Here is my personal collection of the best Kevin Kelly’s unsolicited advices from all his posts.

103 bits

  1. Don’t ever work for someone you don’t want to become.
  2. When you lead, your real job is to create more leaders, not more followers.
  3. Productivity is often a distraction. Don’t aim for better ways to get through your tasks as quickly as possible, rather aim for better tasks that you never want to stop doing.
  4. The biggest lie we tell ourselves is “I don’t need to write this down because I will remember it.” (That’s the reason why I write this post)
  5. Speak confidently as if you are right, but listen carefully as if you are wrong.
  6. Three things you need: The ability to not give up something till it works, the ability to give up something that does not work, and the trust in other people to help you distinguish between the two.
  7. Half the skill of being educated is learning what you can ignore.
  8. You cannot get smart people to work extremely hard just for money.
  9. We tend to overestimate what we can do in a day, and underestimate what we can achieve in a decade.
  10. It’s possible that a not-so-smart person, who can communicate well, can do much better than a super-smart person who can’t communicate well.
  11. Backups are cheap compared to regrets.
  12. When you are stuck, explain your problem to others. Often simply laying out a problem will present a solution. Make “explaining the problem” part of your troubleshooting process. (Rubber duck debugging is that you?)
  13. Don’t bother fighting the old; just build the new.
  14. You are as big as the things that make you angry.
  15. If you repeated what you did today 365 more times will you be where you want to be next year?
  16. Copying others is a good way to start. Copying yourself is a disappointing way to end.

99 bits

  1. Under-promise and over-deliver.
  2. Be governed not by the tyranny of the urgent but by the elevation of the important.
  3. Don’t create things to make money; make money so you can create things. The reward for good work is more work.
  4. Train employees well enough they could get another job, but treat them well enough so they never want to.
  5. A multitude of bad ideas is necessary for one good idea.
  6. Most overnight successes —in fact, any significant successes— take at least 5 years.
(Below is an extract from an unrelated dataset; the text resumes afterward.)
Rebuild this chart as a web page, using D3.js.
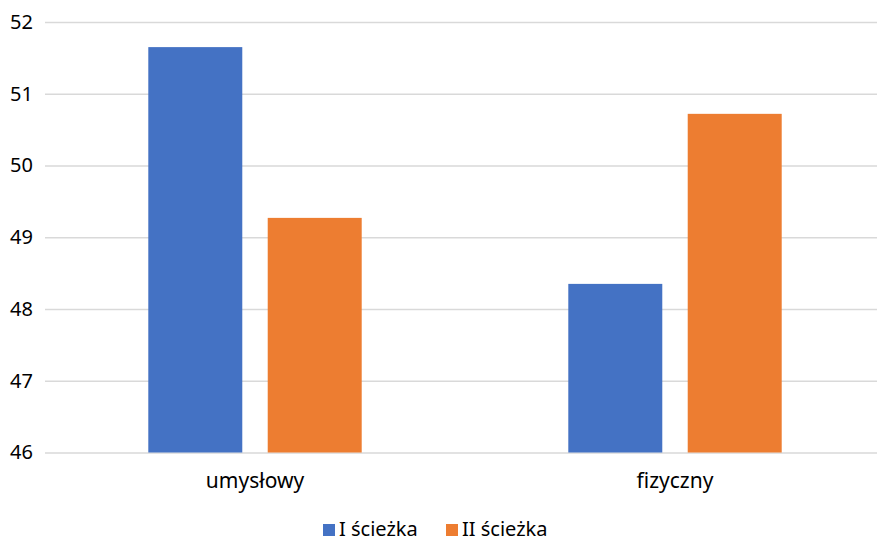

Budget your life accordingly.
  7. To be wealthy, accumulate all those things that money can’t buy.
  8. It is much easier to change how you think by changing your behavior than it is to change your behavior by changing how you think.

68 bits

  1. Always demand a deadline. A deadline weeds out the extraneous and the ordinary. It prevents you from trying to make it perfect, so you have to make it different.
  2. A worthy goal for a year is to learn enough about a subject so that you can’t believe how ignorant you were a year earlier.
  3. Don’t be the smartest person in the room. Hang out with, and learn from, people smarter than yourself. Even better, find smart people who will disagree with you.
  4. The more you are interested in others, the more interesting they find you. To be interesting, be interested.
  5. Separate the processes of creation from improving. You can’t write and edit, sculpt and polish, or make and analyze at the same time. If you do, the editor stops the creator. While you invent, don’t select. While you sketch, don’t inspect. While you write the first draft, don’t reflect. At the start, the creator’s mind must be unleashed from judgment.
  6. Before you are old, attend as many funerals as you can bear, and listen.